The work was then presented on two consecutive nights in the brand-new Concert Hall of the "Performing Arts Centre" built for the "Australian Bicentennial Expo" of 1988 on the South Bank site of the Brisbane River, where previously had existed harbour wharves and the Standard Gauge railway terminal (from Sydney).
The work received standing ovations from the Brisbane audience, both nights being performed to packed houses, and it then went on tour to the other mainland capitals of Australia where it was similarly received. Two further such tours took place over the next three years, and final changes were made to the score during the interval between the second and third seasons.
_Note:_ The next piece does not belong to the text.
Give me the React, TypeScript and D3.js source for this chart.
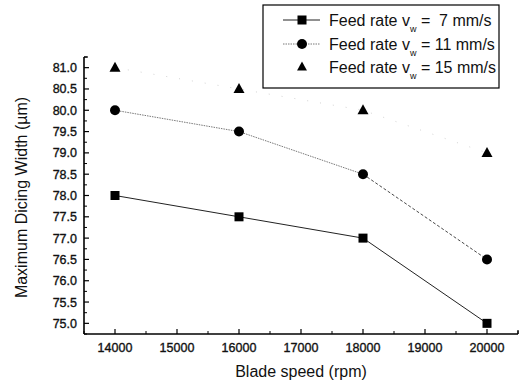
import React from "react";
import * as d3 from "d3";

const bladeSpeeds = [14000, 16000, 18000, 20000];
const width7 = [78.0, 77.5, 77.0, 75.0];
const width11 = [80.0, 79.5, 78.5, 76.5];
const width15 = [81.0, 80.5, 80.0, 79.0];
const xTicks = [14000, 15000, 16000, 17000, 18000, 19000, 20000];
const yTicks = [75.0, 75.5, 76.0, 76.5, 77.0, 77.5, 78.0, 78.5, 79.0, 79.5, 80.0, 80.5, 81.0];
const legendRates = ["7", "11", "15"];

const W = 523, H = 385;
const left = 84, right = 518, top = 57, bottom = 334;

export default function App() {
  const x = d3.scaleLinear().domain([13500, 20500]).range([left, right]);
  const y = d3.scaleLinear().domain([74.75, 81.25]).range([bottom, top]);
  const xMinor = d3.range(13500, 20501, 500).filter((v) => v % 1000 !== 0);
  const yMinor = d3.range(74.75, 81.26, 0.25).filter((v) => Math.abs((v * 2) % 1) > 0.01);
  const line = d3.line<number>().x((_, i) => x(bladeSpeeds[i])).y((d) => y(d));
  const seg = (arr: number[], a: number, b: number) =>
    `M${x(bladeSpeeds[a])},${y(arr[a])}L${x(bladeSpeeds[b])},${y(arr[b])}`;
  const font = "'Liberation Sans', Arial, sans-serif";
  const tri = (cx: number, cy: number, s: number) =>
    `M${cx},${cy - s * 0.6}L${cx + s * 0.55},${cy + s * 0.4}L${cx - s * 0.55},${cy + s * 0.4}Z`;
  const legY = [20, 44, 67];
  return (
    <svg width={W} height={H} style={{ position: "absolute", left: 0, top: 0, background: "#fff" }} fontFamily={font}>
      <rect width={W} height={H} fill="#fff" />
      {/* axes */}
      <line x1={left} x2={left} y1={top} y2={bottom} stroke="#000" strokeWidth={1.6} />
      <line x1={left} x2={right} y1={bottom} y2={bottom} stroke="#000" strokeWidth={1.6} />
      <line x1={left} x2={left + 4} y1={top} y2={top} stroke="#000" strokeWidth={1.2} />
      <line x1={right} x2={right} y1={bottom} y2={bottom - 4} stroke="#000" strokeWidth={1.2} />
      {xTicks.map((t) => (
        <g key={"xt" + t}>
          <line x1={x(t)} x2={x(t)} y1={bottom} y2={bottom - 5} stroke="#000" strokeWidth={1.2} />
          <text x={x(t)} y={bottom + 18} textAnchor="middle" fontSize={12.5} fill="#111" stroke="#111" strokeWidth={0.35}>{t}</text>
        </g>
      ))}
      {xMinor.map((t) => (
        <line key={"xm" + t} x1={x(t)} x2={x(t)} y1={bottom} y2={bottom - 3} stroke="#000" strokeWidth={1} />
      ))}
      {yTicks.map((t) => (
        <g key={"yt" + t}>
          <line x1={left} x2={left + 5} y1={y(t)} y2={y(t)} stroke="#000" strokeWidth={1.2} />
          <text x={left - 7} y={y(t) + 4.5} textAnchor="end" fontSize={12.5} fill="#111" stroke="#111" strokeWidth={0.35}>{t.toFixed(1)}</text>
        </g>
      ))}
      {yMinor.map((t) => (
        <line key={"ym" + t} x1={left} x2={left + 3} y1={y(t)} y2={y(t)} stroke="#000" strokeWidth={1} />
      ))}
      {/* axis titles */}
      <text x={301} y={377} textAnchor="middle" fontSize={16} fill="#111">Blade speed (rpm)</text>
      <text transform={`translate(27,${(top + bottom) / 2 + 2}) rotate(-90)`} textAnchor="middle" fontSize={16} fill="#111">
        Maximum Dicing Width (µm)
      </text>
      {/* series lines */}
      <path d={line(width15) || ""} fill="none" stroke="#c8c8c8" strokeWidth={0.8} strokeDasharray="1,12" />
      <path d={seg(width11, 0, 1) + seg(width11, 1, 2)} fill="none" stroke="#555" strokeWidth={0.8} strokeDasharray="1.5,1" />
      <path d={seg(width11, 2, 3)} fill="none" stroke="#333" strokeWidth={0.9} strokeDasharray="3,2" />
      <path d={line(width7) || ""} fill="none" stroke="#222" strokeWidth={1} />
      {/* markers */}
      {bladeSpeeds.map((s, i) => (
        <g key={"m" + s}>
          <rect x={x(s) - 4.5} y={y(width7[i]) - 4.5} width={9} height={9} fill="#000" />
          <circle cx={x(s)} cy={y(width11[i])} r={5} fill="#000" />
          <path d={tri(x(s), y(width15[i]), 10)} fill="#000" />
        </g>
      ))}
      {/* legend */}
      <rect x={263} y={5} width={236} height={83} fill="#fff" stroke="#000" strokeWidth={1.2} />
      {legendRates.map((r, i) => (
        <g key={"l" + r}>
          {i === 0 && <line x1={283} x2={320} y1={legY[i]} y2={legY[i]} stroke="#222" strokeWidth={1} />}
          {i === 1 && <line x1={283} x2={320} y1={legY[i]} y2={legY[i]} stroke="#555" strokeWidth={0.8} strokeDasharray="1.5,1" />}
          {i === 0 && <rect x={297.5} y={legY[i] - 4.5} width={9} height={9} fill="#000" />}
          {i === 1 && <circle cx={302} cy={legY[i]} r={5} fill="#000" />}
          {i === 2 && <path d={tri(302, legY[i], 9)} fill="#000" />}
          <text x={329} y={legY[i] + 6} fontSize={16} fill="#111" style={{ whiteSpace: "pre" }}>
            Feed rate v
            <tspan fontSize={9} dy={6}>w</tspan>
            <tspan dy={-6}>{r === "7" ? " =  7 mm/s" : ` = ${r} mm/s`}</tspan>
          </text>
        </g>
      ))}
    </svg>
  );
}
Aged thirty-three at the time (1987), Murray Wylie wrote the work during an unique period of personal inspiration, and out of the personal conviction that the passion of Christ means more than His suffering in Jersualem. The passion or desire of Christ was then, and still is, for the unity of His people as one body, as His bride, as one city - called in the scriptures, the New Jerusalem.
Murray has become known as a prolific writer of worship music used in a number of churches around Australia and overseas, leading on from his association with the Gospel of Christ.
Many of his compositions have been recorded for general release; some nine albums have been produced over a number of years. Only the more recent ones are still available.
He teaches extensively, both as a Minister of the Word, and also as a specialist in the areas of worship and worship music, and has co-authored the book "Unto Perfection" where the apostle’s instruction to early Christians "... let us, then, go on unto perfection..." is examined in context of the rest of scripture and of mortal living.
A much deeper Christian experience was to follow, and then several years of Conservatorium music study made it possible to develop a broiad range of musical abilities. As I became aware of the Lord's call to serve His body in music, a choir was formed, and some experience in a couple of Christian groups provided the context for writing gospel songs and choruses of worship. With my wife (Kate) and the group "Sonrise" we made three recordings before writing and recording the musical "Fortune's Child" which was performed in 1979.
The burden which was always nearest my heart was to declare in music the hope and vision of the church in these last days. At the beginning of my Christian experience, the Lord quickened to me an understanding of Zion, or the heavenly Jerusalem. I realised that our chief purpose as singers and musicians, was to minister to the Lord and to His people, who are the heavenly city of Zion or Jerusalem. I also experienced the Lord's annointing in the ability to play music "in the spirit", and to lead the congregation in spiritual worship. Consequently, it has been my burden for those who are called to function in music in the Body of Christ, that they take up this challenge above all other musical pursuits.
I believe that at this time, the Lord is "calling all musicians to Zion"; i.e. to leave the many commercial and religious musical pursuits which are offering, and to serve the body of Christ in song and music.
Only the unified body of Christ, with every member functioning effectively, will make any impact upon the world.
Christ and His body are to be one in heart and mind and endeavour in these last days of time. It is the function of those who are musicians and singers in His house, to carry this message of unity and to gather up God's people in worship, so that His power may be revealed in the earth.
"The Jerusalem Passion" describes the desire of Christ for this unity of His body. His passion for the New Jerusalem is to become our passion. In February of 1987, the Holy Spirit brought to me a moving revelation of this passion, and inspired me to write this oratorio.
I thank you for sharing in this musical expression, which is dedicated to those everywhere whose desire is for the gathering of God's people into one city, the New Jerusalem.